What does it mean to love God with all your soul…all your prayer?


Our Foundry statement of call outlines six ways of loving God with all our prayer: transcendent worship that moves us out of our daily concerns into the presence of God, challenging study that keeps us growing and vital, inclusive community that moves us outside our tribes and clans into reconciling community, caring community that keeps our hearts tender, active service, and prophetic leadership that brings change in our world.


This is loving God as fully human people – with all our soul, with all our prayer.


This week I was talking to a Methodist minister who worships at Foundry when he can. He said Foundry has an energy about it. The music is great, he said, but it is more than the music.  The preaching is okay, he said, a little too heady maybe but pretty good. But – he said – it is more than the preaching. There is an energy about Foundry, he said, that he thinks comes from the people’s engagement in the world, engagement in mission, engagement in change.
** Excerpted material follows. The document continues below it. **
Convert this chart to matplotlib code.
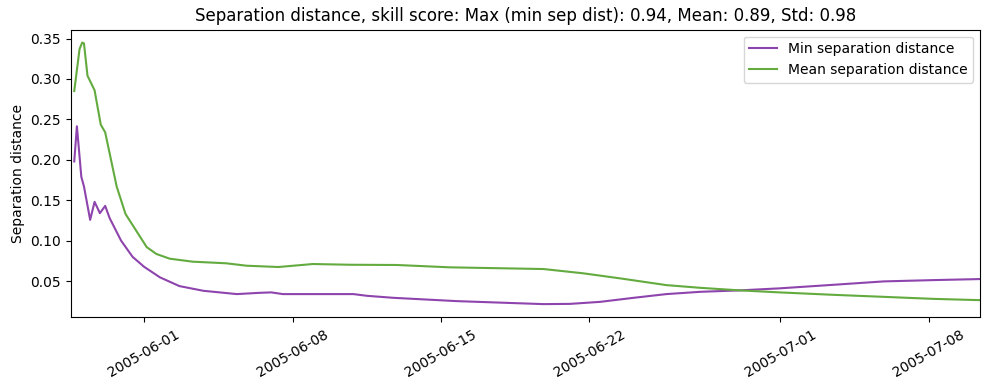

Maybe this is the best way to say what loving God with all of our prayer means – it means to be engaged in life, engaged in the world, engaged in change, engaged in what God is doing in the world. Engaged in the most noble and compelling movements of our time. Engaged even in the risky things – even risking sin. Sin boldly, Martin Luther used to say. It is better to risk sin, better to risk being on the wrong side, than to not be engaged.         
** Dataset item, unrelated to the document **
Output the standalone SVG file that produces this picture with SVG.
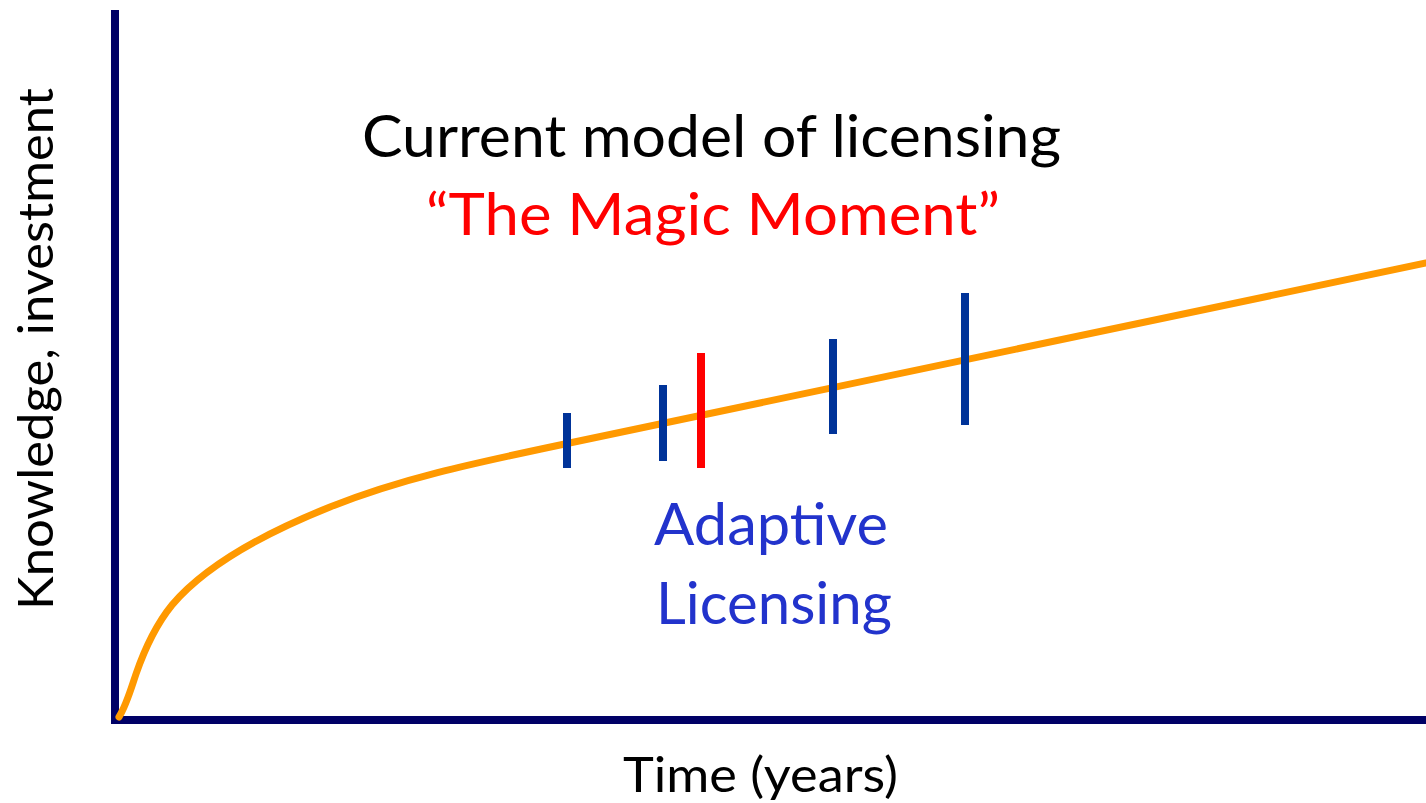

So what is the equivalent in your life of being an African-American and risking running for president of the United States, or being a woman, or being a 72-year-old man who has tried and tried before and not won? Win or lose. What is the equivalent for you?


What is the equivalent of being a gay man and standing with your partner at this altar to pronounce your love and commitment to your partner, something no gay person has ever done before? What is the equivalent in your life for you?


How do you love God with all you are and all you have? With all your potential? With all your courage?


The Sunday before Thanksgiving is Stewardship Sunday when we will make our financial commitments to God and to Foundry’s mission and ministry. I’d like to challenge all of us to think about what other commitments we might want to make to God this Stewardship Sunday, because stewardship is really about what we do with our humanity, isn’t it?


What we do about the image of God we are; what we do about eternity; what we do about the potential we are; what we do with all of our soul and all of our prayer.


What is the commitment we want to make to God? What is all our prayer? Others might not see it as very dramatic but we’ll know it is. It might be doing our job with a greater commitment than we need to do to get by. It might be asking somebody out on a date. It might be joining a study group or giving a morning to be with the day-laborers up the street, or deciding to do a VIM trip or who knows.  






O God, our creator. You have made us to reflect your glory, but we let the world convince us we are less than you have made us to be. Help us all to claim your image and to live with passion, prayer, intelligence and energy. Amen. 








[i] Jim Castelli, Editor, How I Pray: People of Different Religions Share with Us that Most Sacred and Intimate Act of Faith (Ny: Ballentine Books, 1994.